In his testimony before a House of Representatives subcommittee, Chief Counsel for the HHS-OIG Lewis Morris expressed the Federal Government’s frustration with repeat offenders and indicated a new strategy for fighting fraud and abuse among health care enterprises:
“We are concerned that the providers that engage in health care fraud may consider civil penalties and criminal fines a cost of doing business. . . . One way to address this problem is to attempt to alter the cost-benefit calculus of the corporate executives who run these companies. By excluding the individuals who are responsible for the fraud, either directly or because of their positions of responsibility in the company that engaged in fraud, we can influence corporate behavior without putting patient access to care at risk.
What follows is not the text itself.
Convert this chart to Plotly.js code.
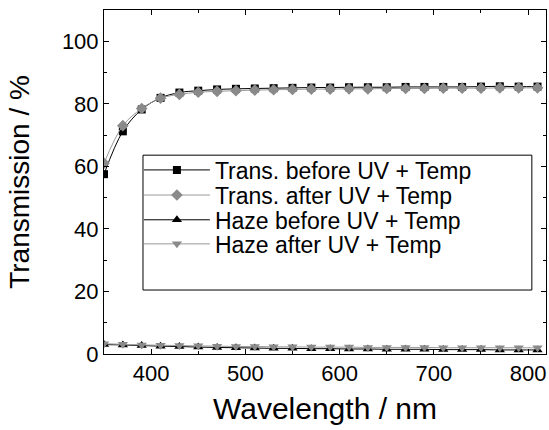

HHS, the Justice Department, and the Food and Drug Administration have been independently shifting their target to individual executives in health care fraud investigations and prosecutions. Executives at drug companies, medical device companies, nursing homes, and other health care groups now have more to worry about than the hefty fines their companies are forced to pay; these executives could face criminal charges even if they were not involved in the scheme and exclusion from the Federal programs.
Morris continued, saying that “when there is evidence that an executive knew or should have known of the underlying misconduct of the organization, OIG will operate with a presumption in favor of exclusion of that executive.” To be sure, exclusion from the federal programs is a career ender, as the enterprise would no longer be able to bill the federal programs with the excluded executive at the helm. The authority the OIG points to for this power is under section 1128(b) of the Social Security Act, which allows OIG to hold responsible individuals accountable for the misconduct of their organization. It is only recently, however, that OIG has been focusing on using this power on the top executives of these organizations. It used to be that only executives who had been charged and entered pleas were excluded. Last year, however, the inspector general excluded the owner/executive of drug manufacturer Ethex Corporation even though the Justice Department did not charge him.
But this theory was recently tested and HHS retreated. Howard Solomon, chief executive of drug company Forest Laboratories, received notice from HHS-OIG that he would be excluded from the Federal programs. Solomon received the letter because a Forest subsidiary pleaded guilty to marketing violations in 2010 and agreed to a $313 million settlement, but Solomon was not personally charged and there was never any alleged wrongdoing on his part. According to a press release from Forest, the “only basis given in the letter notifying Mr. Solomon of the potential action is that he is ‘associated with’ Forest.” Ultimately, after protest from the business community, HHS retreated from its exclusion letter.
Despite HHS backing down against Solomon and Forest, the climate of investigations and prosecutions against executives is still heating up. As Morris said in a May Associated Press interview, “[t]he behavior of a company starts at the top.” In the ever growing culture of compliance coming out of Washington, it is more important than ever for executives to become involved in their organization’s ongoing compliance efforts, and to hold subordinates accountable for running a compliant organization.